**DIRECTIONS:** Reproduce the material below line by line, beginning with its first line and ending with the line that contains "width = 0.607"; leave out pictures.

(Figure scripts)
———
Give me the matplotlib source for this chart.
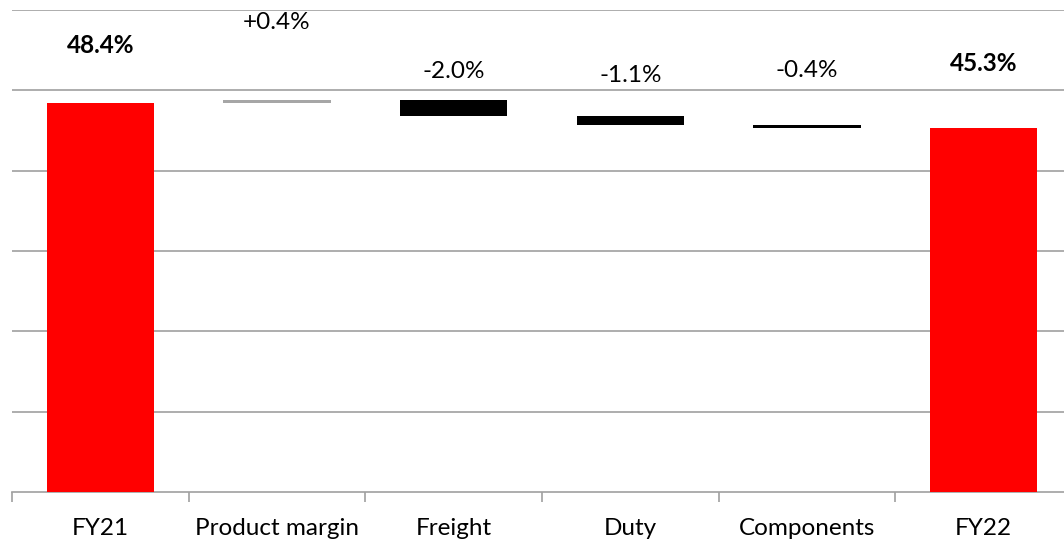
import matplotlib
matplotlib.use("Agg")
import matplotlib.pyplot as plt
import numpy as np

# Gross margin bridge, FY21 -> FY22 (percentage points)
categories = ["FY21", "Product margin", "Freight", "Duty", "Components", "FY22"]
start_value = 48.4
changes = [0.4, -2.0, -1.1, -0.4]
end_value = 45.3
labels = ["48.4%", "+0.4%", "-2.0%", "-1.1%", "-0.4%", "45.3%"]

# Vertical placement of the value labels (data units) and their weights
label_y = [55.6, 58.4, 52.4, 51.8, 52.5, 53.3]
label_bold = [True, False, False, False, False, True]

plt.rcParams["font.family"] = ["Lato", "DejaVu Sans"]

fig = plt.figure(figsize=(10.64, 5.42), dpi=100)
ax = fig.add_axes([12 / 1064, 1 - 492 / 542, 1060 / 1064, 482 / 542])

x = np.arange(len(categories))
width = 0.607

# Totals
ax.bar(x[0], start_value, width=width, color="#ff0000", zorder=3)
ax.bar(x[-1], end_value, width=width, color="#ff0000", zorder=3)

# Floating change bars
level = start_value
for i, d in enumerate(changes, start=1):
    bottom = level if d >= 0 else level + d
    color = "#a6a6a6" if d >= 0 else "#000000"
    ax.bar(x[i], abs(d), bottom=bottom, width=width, color=color, zorder=3)
    level += d

for xi, txt, y, b in zip(x, labels, label_y, label_bold):
    ax.text(xi, y, txt, ha="center", va="center", fontsize=17.5,
            fontweight="bold" if b else "normal", color="black", zorder=4)

ax.set_xlim(-0.5, len(categories) - 0.5)
ax.set_ylim(0, 60)
ax.set_yticks(np.arange(10, 61, 10))
ax.yaxis.grid(True, color="#a0a0a0", linewidth=1.2)
ax.set_axisbelow(True)
ax.tick_params(axis="y", left=False, labelleft=False)

ax.set_xticks(x)
ax.set_xticklabels(categories, fontsize=17.5)
ax.tick_params(axis="x", which="major", length=0, pad=19)
ax.set_xticks(np.arange(-0.5, len(categories), 1), minor=True)
ax.tick_params(axis="x", which="minor", length=7, color="#a0a0a0", width=1.2)

for side in ["top", "right", "left"]:
    ax.spines[side].set_visible(False)
ax.spines["bottom"].set_color("#a0a0a0")
ax.spines["bottom"].set_linewidth(1.2)

fig.savefig("out.png", dpi=100)
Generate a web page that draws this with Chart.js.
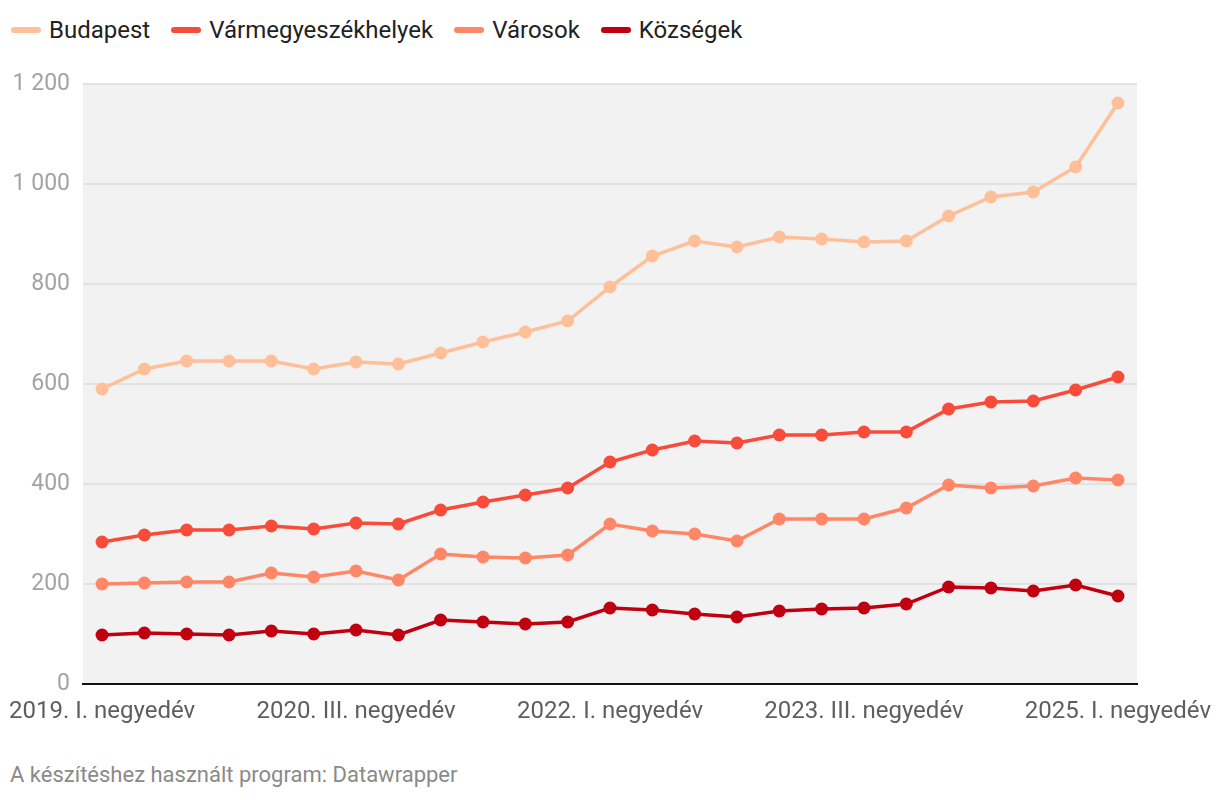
<!DOCTYPE html>
<html>
<head>
<meta charset="utf-8">
<script src="https://cdn.jsdelivr.net/npm/chart.js@4"></script>
<style>
  html, body { margin: 0; padding: 0; background: #fff; width: 1220px; height: 800px; overflow: hidden; font-family: Roboto, "Noto Sans", sans-serif; }
  #legend { position: absolute; left: 11px; top: 15px; display: flex; font-size: 24px; color: #222; line-height: 30px; }
  .item { display: flex; align-items: center; margin-right: 21px; }
  .sw { width: 30px; height: 6px; border-radius: 3px; margin-right: 8px; }
  #wrap { position: absolute; left: 0; top: 0; width: 1220px; height: 740px; }
  #footer { position: absolute; left: 10px; top: 762px; font-size: 22px; color: #8a8a8a; }
</style>
</head>
<body>
<div id="legend"></div>
<div id="wrap"><canvas id="c"></canvas></div>
<div id="footer">A készítéshez használt program: Datawrapper</div>
<script>
const categories = [
  "2019. I. negyedév","2019. II. negyedév","2019. III. negyedév","2019. IV. negyedév",
  "2020. I. negyedév","2020. II. negyedév","2020. III. negyedév","2020. IV. negyedév",
  "2021. I. negyedév","2021. II. negyedév","2021. III. negyedév","2021. IV. negyedév",
  "2022. I. negyedév","2022. II. negyedév","2022. III. negyedév","2022. IV. negyedév",
  "2023. I. negyedév","2023. II. negyedév","2023. III. negyedév","2023. IV. negyedév",
  "2024. I. negyedév","2024. II. negyedév","2024. III. negyedév","2024. IV. negyedév",
  "2025. I. negyedév"
];
const seriesNames = ["Budapest", "Vármegyeszékhelyek", "Városok", "Községek"];
const seriesColors = ["#ffbf99", "#f94b3a", "#ff8767", "#c00010"];
const budapest = [590,630,646,646,646,630,644,640,662,684,704,726,794,856,886,874,894,890,884,886,936,974,984,1034,1162];
const varmegyeszekhelyek = [284,298,308,308,316,310,322,320,348,364,378,392,444,468,486,482,498,498,504,504,550,564,566,588,614];
const varosok = [200,202,204,204,222,214,226,208,260,254,252,258,320,306,300,286,330,330,330,352,398,392,396,412,408];
const kozsegek = [98,102,100,98,106,100,108,98,128,124,120,124,152,148,140,134,146,150,152,160,194,192,186,198,176];
const xTickIndices = [0, 6, 12, 18, 24];
const yTicks = [0, 200, 400, 600, 800, 1000, 1200];

const allSeries = [budapest, varmegyeszekhelyek, varosok, kozsegek];

const legend = document.getElementById('legend');
seriesNames.forEach((n, i) => {
  const d = document.createElement('div'); d.className = 'item';
  const s = document.createElement('div'); s.className = 'sw'; s.style.background = seriesColors[i];
  const t = document.createElement('span'); t.textContent = n;
  d.appendChild(s); d.appendChild(t); legend.appendChild(d);
});

const bgPlugin = {
  id: 'bg',
  beforeDraw(chart) {
    const a = chart.chartArea, ctx = chart.ctx;
    ctx.save(); ctx.fillStyle = '#f2f2f2';
    ctx.fillRect(a.left, a.top, a.right - a.left, a.bottom - a.top);
    ctx.restore();
  }
};

const fmt = v => String(v).replace(/\B(?=(\d{3})+(?!\d))/g, ' ');

new Chart(document.getElementById('c'), {
  type: 'line',
  data: {
    datasets: allSeries.map((arr, i) => ({
      label: seriesNames[i],
      data: arr.map((v, k) => ({ x: k, y: v })),
      borderColor: seriesColors[i],
      backgroundColor: seriesColors[i],
      pointBackgroundColor: seriesColors[i],
      pointBorderWidth: 0,
      pointRadius: 6.5,
      borderWidth: 3.5,
      tension: 0,
      order: i
    })).reverse()
  },
  options: {
    responsive: true,
    maintainAspectRatio: false,
    animation: false,
    layout: { padding: { top: 84, right: 83, bottom: 0, left: 0 } },
    plugins: { legend: { display: false }, tooltip: { enabled: false } },
    scales: {
      x: {
        type: 'linear',
        min: -0.45, max: 24.45,
        afterBuildTicks(s) { s.ticks = xTickIndices.map(v => ({ value: v })); },
        afterFit(s) { s.height = 56; s.paddingLeft = 0; s.paddingRight = 0; },
        grid: { display: false, drawTicks: false },
        border: { display: true, color: '#111', width: 2 },
        ticks: {
          autoSkip: false, maxRotation: 0, padding: 14,
          color: '#5e5e5e', font: { family: 'Roboto', size: 24 },
          callback: v => categories[v]
        }
      },
      y: {
        min: 0, max: 1200,
        afterBuildTicks(s) { s.ticks = yTicks.map(v => ({ value: v })); },
        afterFit(s) { s.width = 83; s.paddingTop = 0; s.paddingBottom = 0; },
        grid: { color: '#e2e2e2', lineWidth: 2, drawTicks: false },
        border: { display: false },
        ticks: {
          padding: 13, color: '#a3a3a3', font: { family: 'Roboto', size: 23 },
          callback: v => fmt(v)
        }
      }
    }
  },
  plugins: [bgPlugin]
});
</script>
</body>
</html>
———
**SOLUTION:**
Give me the matplotlib source for this chart.
import matplotlib
matplotlib.use("Agg")
import matplotlib.pyplot as plt
import numpy as np

# Gross margin bridge, FY21 -> FY22 (percentage points)
categories = ["FY21", "Product margin", "Freight", "Duty", "Components", "FY22"]
start_value = 48.4
changes = [0.4, -2.0, -1.1, -0.4]
end_value = 45.3
labels = ["48.4%", "+0.4%", "-2.0%", "-1.1%", "-0.4%", "45.3%"]

# Vertical placement of the value labels (data units) and their weights
label_y = [55.6, 58.4, 52.4, 51.8, 52.5, 53.3]
label_bold = [True, False, False, False, False, True]

plt.rcParams["font.family"] = ["Lato", "DejaVu Sans"]

fig = plt.figure(figsize=(10.64, 5.42), dpi=100)
ax = fig.add_axes([12 / 1064, 1 - 492 / 542, 1060 / 1064, 482 / 542])

x = np.arange(len(categories))
width = 0.607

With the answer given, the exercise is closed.